Trash in the Tank
Several Years Ago, Former Vice-President and award-winning environmentalist Al Gore appeared on “Saturday Night Live” and, in a skit based on the premise that he won the 2000 election and was addressing the nation from the Oval Office, said that he had mandated that cars run on trash. The joke got a big laugh from the studio audience, surely in part because the idea seemed a little wacky.
Well, wacky may be getting closer to reality than we could have imagined then. According to a report from the Northwestern Medill School of Journalism newspaper, Lake County, Ind., may soon be home to the “first commercial-scale plants in the country [that] turn garbage into ethanol.”
Indiana Ethanol Power LLC has submitted a proposal to the county's Solid Waste Management District for a facility that would use a process called “weak-acid hydrolysis” to convert trash into roughly 20 million gallons of ethanol a year, the paper says. Meanwhile, Genahol-Powers 1 LLC is seeking the county's permission to build a facility that would burn trash to produce approximately 30 million gallons of ethanol annually.

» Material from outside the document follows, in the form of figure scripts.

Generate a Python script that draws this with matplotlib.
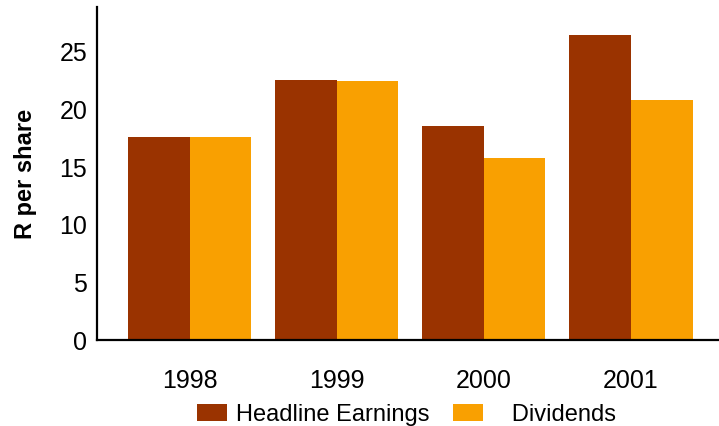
import matplotlib.pyplot as plt
import numpy as np

# data
years = ['1998', '1999', '2000', '2001']
headline_earnings = [17.6, 22.6, 18.6, 26.5]
dividends = [17.6, 22.5, 15.8, 20.8]

plt.rcParams['font.family'] = ['Liberation Sans', 'DejaVu Sans']

fig = plt.figure(figsize=(7.19, 4.26), dpi=100)
ax = fig.add_axes([97 / 719, 86 / 426, 1 - 97 / 719, (340 - 7) / 426])

x = np.arange(len(years))
w = 0.42
ax.bar(x - w / 2, headline_earnings, w, color='#9A3300', label='Headline Earnings')
ax.bar(x + w / 2, dividends, w, color='#F9A001', label='   Dividends')

ax.set_xlim(-0.63, 3.6)
ax.set_ylim(0, 28.9)
ax.set_yticks([0, 5, 10, 15, 20, 25])
ax.set_xticks(x)
ax.set_xticklabels(years)
ax.tick_params(axis='both', length=0, labelsize=18)
ax.tick_params(axis='y', pad=7)
ax.tick_params(axis='x', pad=21)

ax.spines['top'].set_visible(False)
ax.spines['right'].set_visible(False)
ax.spines['left'].set_linewidth(1.6)
ax.spines['bottom'].set_linewidth(1.6)

ax.set_ylabel('R per share', fontsize=17, fontweight='bold', labelpad=16)

fig.legend(loc='center left', bbox_to_anchor=(197 / 719, 1 - 415 / 426),
           ncol=2, frameon=False, fontsize=17, borderpad=0, borderaxespad=0,
           handlelength=1.27, handleheight=0.76, handletextpad=0.38,
           columnspacing=1.0)

fig.savefig('out.png', dpi=100)
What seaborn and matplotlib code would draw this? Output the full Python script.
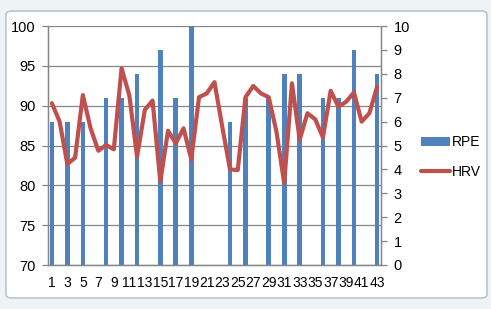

If the district approves the proposals at a June meeting, then the plants could conceivably be up and running within two years, according to the paper. However, the local Sierra Club is voicing concerns about the technology that would be used in the Genahol plant.
“It's still kind of an old-fashioned technology,” Sandy O'Brien, chair of the Dunelands Sierra Club, told the newspaper. “They'll be burning things they could be recycling, like plastic.”
The Lake County news comes nearly a month after Houston-based Waste Management (WM) announced that it is working with Linde North America to develop a facility that will convert landfill gas into liquefied natural gas (LNG) to fuel WM collection trucks in Northern California. The facility is slated to open next year, and WM says it will produce roughly 13,000 gallons of LNG a day.
Furthermore, a company called Grand Central Recycling has proposed building a plant in City of Industry, Calif., that would process 250 tons of food waste a day into biofuel for its fleet, according to the Sacramento Business Journal.
There's no telling what the long-term viability of trash-to-fuel will be. The above-mentioned projects could very well reveal a whole host of problems.
But with the need to develop new sources of fuel, it's a concept well worth exploring. And as for those of us who laughed at the “Saturday Night Live” skit, who knows — the day may soon be coming when the joke is on us.